# Exercise goal
Exactly repeat the material, dropping every picture from the copy.

# Data provided
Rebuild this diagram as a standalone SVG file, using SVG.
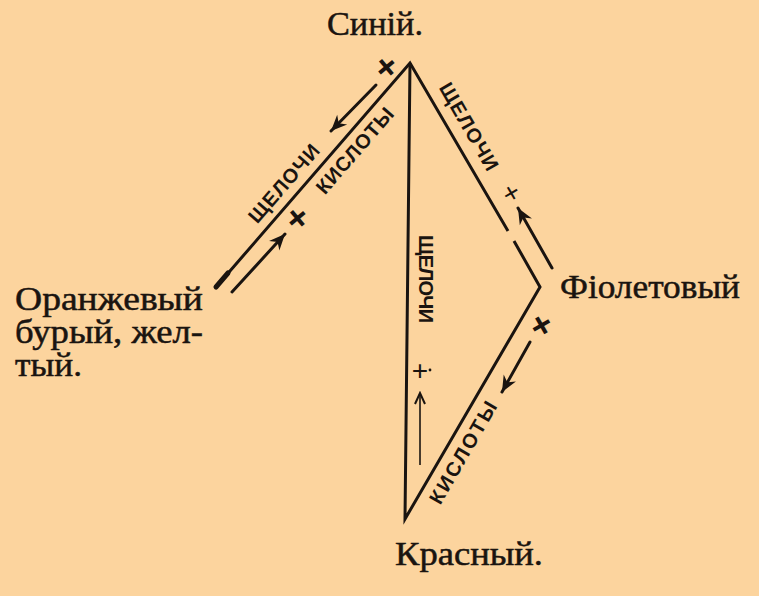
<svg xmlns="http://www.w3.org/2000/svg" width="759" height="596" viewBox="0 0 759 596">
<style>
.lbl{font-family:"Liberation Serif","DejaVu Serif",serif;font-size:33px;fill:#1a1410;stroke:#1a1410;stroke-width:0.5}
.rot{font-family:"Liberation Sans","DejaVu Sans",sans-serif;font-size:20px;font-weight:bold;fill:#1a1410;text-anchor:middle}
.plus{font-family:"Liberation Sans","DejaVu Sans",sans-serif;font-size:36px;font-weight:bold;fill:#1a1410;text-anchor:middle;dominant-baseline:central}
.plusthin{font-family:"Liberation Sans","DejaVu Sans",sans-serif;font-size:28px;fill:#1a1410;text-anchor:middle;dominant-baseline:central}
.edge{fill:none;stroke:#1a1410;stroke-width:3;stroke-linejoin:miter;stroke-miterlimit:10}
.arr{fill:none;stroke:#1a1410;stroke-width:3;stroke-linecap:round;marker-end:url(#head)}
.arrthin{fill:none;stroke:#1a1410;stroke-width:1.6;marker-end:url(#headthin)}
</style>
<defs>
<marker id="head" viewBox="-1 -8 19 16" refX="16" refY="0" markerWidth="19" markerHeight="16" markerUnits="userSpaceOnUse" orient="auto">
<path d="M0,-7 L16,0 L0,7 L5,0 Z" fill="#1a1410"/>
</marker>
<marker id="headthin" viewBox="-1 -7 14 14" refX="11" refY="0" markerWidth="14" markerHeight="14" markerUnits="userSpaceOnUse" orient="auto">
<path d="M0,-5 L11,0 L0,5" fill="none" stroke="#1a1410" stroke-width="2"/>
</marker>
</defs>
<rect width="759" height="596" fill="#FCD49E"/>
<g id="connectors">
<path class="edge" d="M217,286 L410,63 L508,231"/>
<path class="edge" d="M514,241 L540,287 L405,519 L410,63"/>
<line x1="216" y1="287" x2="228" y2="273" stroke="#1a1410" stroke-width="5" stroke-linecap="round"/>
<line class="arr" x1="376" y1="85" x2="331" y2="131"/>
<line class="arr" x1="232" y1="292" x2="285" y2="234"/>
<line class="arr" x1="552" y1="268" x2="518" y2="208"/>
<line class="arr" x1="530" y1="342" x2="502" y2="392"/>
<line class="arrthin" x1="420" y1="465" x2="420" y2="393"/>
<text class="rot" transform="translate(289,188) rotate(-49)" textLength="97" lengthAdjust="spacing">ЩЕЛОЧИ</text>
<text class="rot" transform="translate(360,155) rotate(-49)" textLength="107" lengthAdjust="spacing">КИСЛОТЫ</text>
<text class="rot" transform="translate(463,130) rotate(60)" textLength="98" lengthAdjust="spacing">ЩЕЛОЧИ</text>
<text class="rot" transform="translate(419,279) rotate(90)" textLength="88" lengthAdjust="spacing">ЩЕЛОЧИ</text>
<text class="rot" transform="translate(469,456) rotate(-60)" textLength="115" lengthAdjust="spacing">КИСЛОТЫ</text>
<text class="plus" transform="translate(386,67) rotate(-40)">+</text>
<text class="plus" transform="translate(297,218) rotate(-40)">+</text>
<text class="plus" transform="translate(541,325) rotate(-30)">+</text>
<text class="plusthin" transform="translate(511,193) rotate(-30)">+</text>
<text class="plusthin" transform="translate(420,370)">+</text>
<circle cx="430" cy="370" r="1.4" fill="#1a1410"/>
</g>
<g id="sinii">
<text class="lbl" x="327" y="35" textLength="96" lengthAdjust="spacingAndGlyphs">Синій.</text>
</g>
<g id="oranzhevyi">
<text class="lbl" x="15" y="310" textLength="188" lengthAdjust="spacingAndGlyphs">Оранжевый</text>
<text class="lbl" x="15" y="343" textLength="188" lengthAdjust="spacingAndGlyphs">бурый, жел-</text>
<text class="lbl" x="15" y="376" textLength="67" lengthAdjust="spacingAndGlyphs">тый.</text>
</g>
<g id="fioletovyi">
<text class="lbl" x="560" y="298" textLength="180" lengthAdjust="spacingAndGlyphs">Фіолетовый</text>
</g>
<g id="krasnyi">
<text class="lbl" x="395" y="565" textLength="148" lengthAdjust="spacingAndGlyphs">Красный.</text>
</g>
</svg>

# Answer below
Rebuild this diagram as a standalone SVG file, using SVG.
<svg xmlns="http://www.w3.org/2000/svg" width="759" height="596" viewBox="0 0 759 596">
<style>
.lbl{font-family:"Liberation Serif","DejaVu Serif",serif;font-size:33px;fill:#1a1410;stroke:#1a1410;stroke-width:0.5}
.rot{font-family:"Liberation Sans","DejaVu Sans",sans-serif;font-size:20px;font-weight:bold;fill:#1a1410;text-anchor:middle}
.plus{font-family:"Liberation Sans","DejaVu Sans",sans-serif;font-size:36px;font-weight:bold;fill:#1a1410;text-anchor:middle;dominant-baseline:central}
.plusthin{font-family:"Liberation Sans","DejaVu Sans",sans-serif;font-size:28px;fill:#1a1410;text-anchor:middle;dominant-baseline:central}
.edge{fill:none;stroke:#1a1410;stroke-width:3;stroke-linejoin:miter;stroke-miterlimit:10}
.arr{fill:none;stroke:#1a1410;stroke-width:3;stroke-linecap:round;marker-end:url(#head)}
.arrthin{fill:none;stroke:#1a1410;stroke-width:1.6;marker-end:url(#headthin)}
</style>
<defs>
<marker id="head" viewBox="-1 -8 19 16" refX="16" refY="0" markerWidth="19" markerHeight="16" markerUnits="userSpaceOnUse" orient="auto">
<path d="M0,-7 L16,0 L0,7 L5,0 Z" fill="#1a1410"/>
</marker>
<marker id="headthin" viewBox="-1 -7 14 14" refX="11" refY="0" markerWidth="14" markerHeight="14" markerUnits="userSpaceOnUse" orient="auto">
<path d="M0,-5 L11,0 L0,5" fill="none" stroke="#1a1410" stroke-width="2"/>
</marker>
</defs>
<rect width="759" height="596" fill="#FCD49E"/>
<g id="connectors">
<path class="edge" d="M217,286 L410,63 L508,231"/>
<path class="edge" d="M514,241 L540,287 L405,519 L410,63"/>
<line x1="216" y1="287" x2="228" y2="273" stroke="#1a1410" stroke-width="5" stroke-linecap="round"/>
<line class="arr" x1="376" y1="85" x2="331" y2="131"/>
<line class="arr" x1="232" y1="292" x2="285" y2="234"/>
<line class="arr" x1="552" y1="268" x2="518" y2="208"/>
<line class="arr" x1="530" y1="342" x2="502" y2="392"/>
<line class="arrthin" x1="420" y1="465" x2="420" y2="393"/>
<text class="rot" transform="translate(289,188) rotate(-49)" textLength="97" lengthAdjust="spacing">ЩЕЛОЧИ</text>
<text class="rot" transform="translate(360,155) rotate(-49)" textLength="107" lengthAdjust="spacing">КИСЛОТЫ</text>
<text class="rot" transform="translate(463,130) rotate(60)" textLength="98" lengthAdjust="spacing">ЩЕЛОЧИ</text>
<text class="rot" transform="translate(419,279) rotate(90)" textLength="88" lengthAdjust="spacing">ЩЕЛОЧИ</text>
<text class="rot" transform="translate(469,456) rotate(-60)" textLength="115" lengthAdjust="spacing">КИСЛОТЫ</text>
<text class="plus" transform="translate(386,67) rotate(-40)">+</text>
<text class="plus" transform="translate(297,218) rotate(-40)">+</text>
<text class="plus" transform="translate(541,325) rotate(-30)">+</text>
<text class="plusthin" transform="translate(511,193) rotate(-30)">+</text>
<text class="plusthin" transform="translate(420,370)">+</text>
<circle cx="430" cy="370" r="1.4" fill="#1a1410"/>
</g>
<g id="sinii">
<text class="lbl" x="327" y="35" textLength="96" lengthAdjust="spacingAndGlyphs">Синій.</text>
</g>
<g id="oranzhevyi">
<text class="lbl" x="15" y="310" textLength="188" lengthAdjust="spacingAndGlyphs">Оранжевый</text>
<text class="lbl" x="15" y="343" textLength="188" lengthAdjust="spacingAndGlyphs">бурый, жел-</text>
<text class="lbl" x="15" y="376" textLength="67" lengthAdjust="spacingAndGlyphs">тый.</text>
</g>
<g id="fioletovyi">
<text class="lbl" x="560" y="298" textLength="180" lengthAdjust="spacingAndGlyphs">Фіолетовый</text>
</g>
<g id="krasnyi">
<text class="lbl" x="395" y="565" textLength="148" lengthAdjust="spacingAndGlyphs">Красный.</text>
</g>
</svg>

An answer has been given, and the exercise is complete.